Lesson Learned: The (alien) revolution will not be televised.

With a revolutionary approach to the sci-fi genre, director Barry Sonnenfeld's Men in Black created a world where aliens and humans live side by side. The goal, according to Jay (Will Smith) and Kay (Tommy Lee Jones), is to keep that dangerous truth a secret for as long as possible. While interviewing to become Kay's partner, Jay asserts that people can handle the reality that aliens are already present on earth. Kay shoots down his optimism, saying "People are dumb, panicky, dangerous animals and you know it." 

As a result, the MIB agency stands to protect people from what they can't comprehend while uprooting the truly dangerous aliens at large.

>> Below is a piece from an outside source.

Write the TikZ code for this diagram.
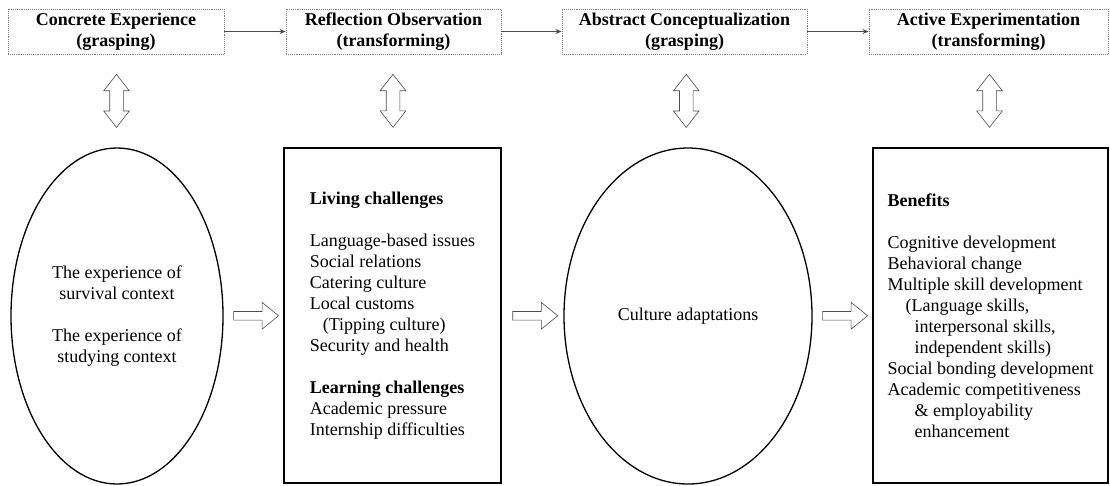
\documentclass[tikz,border=0pt]{standalone}
\usepackage{fontspec}
\setmainfont{Liberation Serif}
\usetikzlibrary{arrows.meta,calc,positioning,shapes.geometric,shapes.arrows}

\tikzset{
  stage/.style={draw=gray, densely dotted, line width=0.9pt, minimum height=45pt,
    align=center, inner sep=0pt, font=\bfseries\fontsize{18}{21}\selectfont},
  oval/.style={ellipse, draw, line width=1.3pt, minimum height=336pt,
    align=center, inner sep=0pt, font=\fontsize{18}{21}\selectfont},
  panel/.style={draw, line width=1.6pt, minimum height=335pt,
    align=left, inner sep=0pt, font=\fontsize{18}{21}\selectfont},
  flow/.style={-{Stealth[length=6pt,width=5pt]}, draw=gray!60!black, line width=1pt},
  fatarrow/.style={single arrow, draw=gray!60!black, line width=0.6pt,
    minimum height=45pt, single arrow head extend=9pt, single arrow tip angle=78,
    inner xsep=0pt, inner ysep=4pt},
  duoarrow/.style={double arrow, draw=gray!60!black, line width=0.6pt, rotate=90,
    minimum height=53pt, double arrow head extend=6pt, double arrow tip angle=76,
    inner xsep=0pt, inner ysep=6.5pt}
}

\begin{document}
\begin{tikzpicture}[x=1pt,y=-1pt]
\useasboundingbox (0,0) rectangle (1110,485);

% the four stages
\node[stage, minimum width=216pt] (t1) at (116,31.5) {Concrete Experience\\(grasping)};
\node[stage, minimum width=215pt] (t2) at (393.5,31.5) {Reflection Observation\\(transforming)};
\node[stage, minimum width=245pt] (t3) at (684.5,31.5) {Abstract Conceptualization\\(grasping)};
\node[stage, minimum width=239pt] (t4) at (988.5,31.5) {Active Experimentation\\(transforming)};

\draw[flow] (t1) -- (t2);
\draw[flow] (t2) -- (t3);
\draw[flow] (t3) -- (t4);

% contents
\node[oval, minimum width=212pt] (e1) at (117,316)
  {The experience of\\survival context\\[21pt]The experience of\\studying context};
\node[panel, minimum width=217pt] (b2) at (392.5,315.5)
  {\textbf{Living challenges}\\[21pt]
   Language-based issues\\
   Social relations\\
   Catering culture\\
   Local customs\\
   \hspace*{13pt}(Tipping culture)\\
   Security and health\\[21pt]
   \textbf{Learning challenges}\\
   Academic pressure\\
   Internship difficulties};
\node[oval, minimum width=248pt] (e3) at (688,316) {Culture adaptations};
\node[panel, minimum width=235pt] (b4) at (990.5,315.5)
  {\textbf{Benefits}\\[21pt]
   Cognitive development\\
   Behavioral change\\
   Multiple skill development\\
   \hspace*{18pt}(Language skills,\\
   \hspace*{27pt}interpersonal skills,\\
   \hspace*{27pt}independent skills)\\
   Social bonding development\\
   Academic competitiveness\\
   \hspace*{27pt}\& employability\\
   \hspace*{27pt}enhancement};

% block arrows
\node[fatarrow] (a1) at ($(e1.east)!0.5!(b2.west)$) {};
\node[fatarrow] (a2) at ($(b2.east)!0.5!(e3.west)$) {};
\node[fatarrow] (a3) at ($(e3.east)!0.5!(b4.west)$) {};

\node[duoarrow] (d1) at ($(t1.south)!0.5!(e1.north)$) {};
\node[duoarrow] (d2) at ($(t2.south)!0.5!(b2.north)$) {};
\node[duoarrow] (d3) at ($(t3.south)!0.5!(e3.north)$) {};
\node[duoarrow] (d4) at ($(t4.south)!0.5!(b4.north)$) {};
\end{tikzpicture}
\end{document}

This includes Edgar the Bug, played by Vincent D'Onofrio in a role that combines Jim Carrey's wild antics with the fierceness of Wilson Fisk. Hopefully, some of that old alien magic will be retained for the forthcoming Men in Black/21 Jump Street crossover movie.

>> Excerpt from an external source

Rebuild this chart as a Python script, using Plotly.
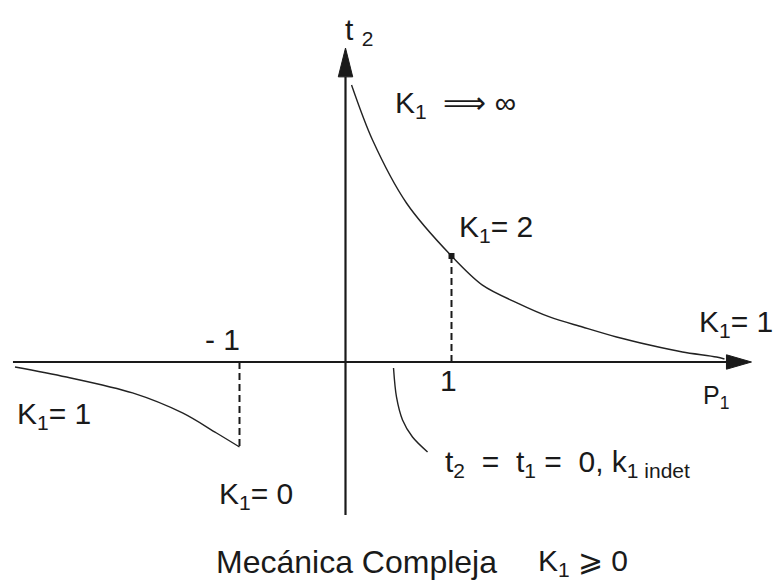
import plotly.graph_objects as go

# Branch for P1 > 0: t2 falls from very large values (K1 -> inf) through K1 = 2 at P1 = 1
right_p1 = [0.057, 0.255, 0.575, 1.0, 1.292, 1.613, 1.925, 2.236, 2.557, 2.868, 3.179, 3.5, 3.575]
right_t2 = [2.613, 2.094, 1.500, 1.0, 0.725, 0.560, 0.425, 0.330, 0.236, 0.160, 0.094, 0.047, 0.028]

# Branch for P1 < -1: t2 negative, ending at K1 = 0 at P1 = -1
left_p1 = [-3.118, -2.632, -2.009, -1.538, -1.217, -1.0]
left_t2 = [-0.047, -0.142, -0.292, -0.481, -0.670, -0.802]

# Leader line pointing at the gap where t2 = t1 = 0
lead_p1 = [0.453, 0.481, 0.538, 0.632, 0.774]
lead_t2 = [-0.057, -0.330, -0.547, -0.708, -0.849]

# Marked point K1 = 2
mark_p1 = [1.0]
mark_t2 = [1.0]

# Axis extents (P1 horizontal, t2 vertical)
p1_axis = [-3.137, 3.594]
t2_axis = [-1.443, 2.69]
p1_tip = 3.83
t2_tip = 2.962

X_RANGE = [-3.2594, 4.0519]
Y_RANGE = [-2.0566, 3.4151]

INK = "#1a1a1a"
CURVE = "#222222"
FONT = "Liberation Sans, Arial, sans-serif"

fig = go.Figure()

# axes
fig.add_trace(go.Scatter(x=p1_axis, y=[0, 0], mode="lines",
                         line=dict(color=INK, width=2.2), hoverinfo="skip"))
fig.add_trace(go.Scatter(x=[0, 0], y=t2_axis, mode="lines",
                         line=dict(color=INK, width=2.2), hoverinfo="skip"))

# arrowheads
hw = 0.068
fig.add_trace(go.Scatter(x=[p1_axis[1], p1_tip, p1_axis[1], p1_axis[1]],
                         y=[hw, 0, -hw, hw], mode="lines", fill="toself",
                         fillcolor=INK, line=dict(color=INK, width=1), hoverinfo="skip"))
fig.add_trace(go.Scatter(x=[-hw, 0, hw, -hw],
                         y=[t2_axis[1], t2_tip, t2_axis[1], t2_axis[1]], mode="lines",
                         fill="toself", fillcolor=INK, line=dict(color=INK, width=1),
                         hoverinfo="skip"))

# curves
for xs, ys in [(right_p1, right_t2), (left_p1, left_t2), (lead_p1, lead_t2)]:
    fig.add_trace(go.Scatter(x=xs, y=ys, mode="lines", line_shape="spline",
                             line=dict(color=CURVE, width=1.4, smoothing=0.9),
                             hoverinfo="skip"))

# dashed drop lines at P1 = 1 and P1 = -1
DASH = dict(color=INK, width=2, dash="7px,4px")
fig.add_trace(go.Scatter(x=[right_p1[3], right_p1[3]], y=[0, right_t2[3]], mode="lines",
                         line=DASH, hoverinfo="skip"))
fig.add_trace(go.Scatter(x=[left_p1[-1], left_p1[-1]], y=[0, left_t2[-1]], mode="lines",
                         line=DASH, hoverinfo="skip"))

fig.add_trace(go.Scatter(x=mark_p1, y=mark_t2, mode="markers",
                         marker=dict(symbol="square", size=6, color=INK), hoverinfo="skip"))

NB = "\u00a0"


def label(text, x, y, size=30, xanchor="left"):
    fig.add_annotation(x=x, y=y, text=text, showarrow=False, xanchor=xanchor,
                       yanchor="middle", font=dict(family=FONT, size=size, color=INK))


label("t" + NB + "<sub>2</sub>", -0.024, 3.115)
label("K<sub>1</sub>" + NB * 2 + "⟹" + NB + "∞", 0.45, 2.43)
label("K<sub>1</sub>= 2", 1.055, 1.26)
label("K<sub>1</sub>= 1", 3.315, 0.36)
label("P<sub>1</sub>", 3.35, -0.33, size=25)
label("-" + NB + "1", -0.976, 0.21, xanchor="right")
label("1", 0.976, -0.17, xanchor="center")
label("K<sub>1</sub>= 1", -3.118, -0.5)
label("K<sub>1</sub>= 0", -1.212, -1.26)
label("t<sub>2</sub>" + NB * 2 + "=" + NB * 2 + "t<sub>1</sub>" + NB + "=" + NB * 2 + "0,"
      + NB + "k<sub>1" + NB + "indet</sub>", 0.92, -0.96)
label("Mecánica Compleja", -1.245, -1.887, size=32)
label("K<sub>1</sub>" + NB + "⩾" + NB + "0", 1.80, -1.887)

fig.update_layout(
    width=775, height=580,
    margin=dict(l=0, r=0, t=0, b=0),
    paper_bgcolor="white", plot_bgcolor="white",
    showlegend=False,
    xaxis=dict(range=X_RANGE, visible=False, fixedrange=True),
    yaxis=dict(range=Y_RANGE, visible=False, fixedrange=True),
)

fig.write_html("out.html")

1. The Invasion of the Body Snatchers (1978)

Lesson Learned: Never fall asleep.

In one of the greatest allegories in science fiction, The Invasion of the Body Snatchers tells of an extraterrestrial coup that replaces emotional and sentient humans with blank copies of themselves. As Matthew Bennell (Donald Sutherland) discovers in Philip Kauffman's remake of the original 1956 film, these body-swaps happen while people sleep. When Bennell happens upon a mossy and glazed clone of himself growing in a garden, he bludgeons it to smithereens with a rusted shovel. Impostors be damned! There can only be one Donald Sutherland.

Unfortunately, the Pod People, the alien beings perpetuating this mass replacement, know that Matthew and everyone else will eventually succumb to sleep. Showing indifference and a lack of emotion may help you blend in, but only for some time. The Invasion of the Body Snatchers is perhaps the most insidious alien attack in any film, leaving audiences with a truly devastating finale.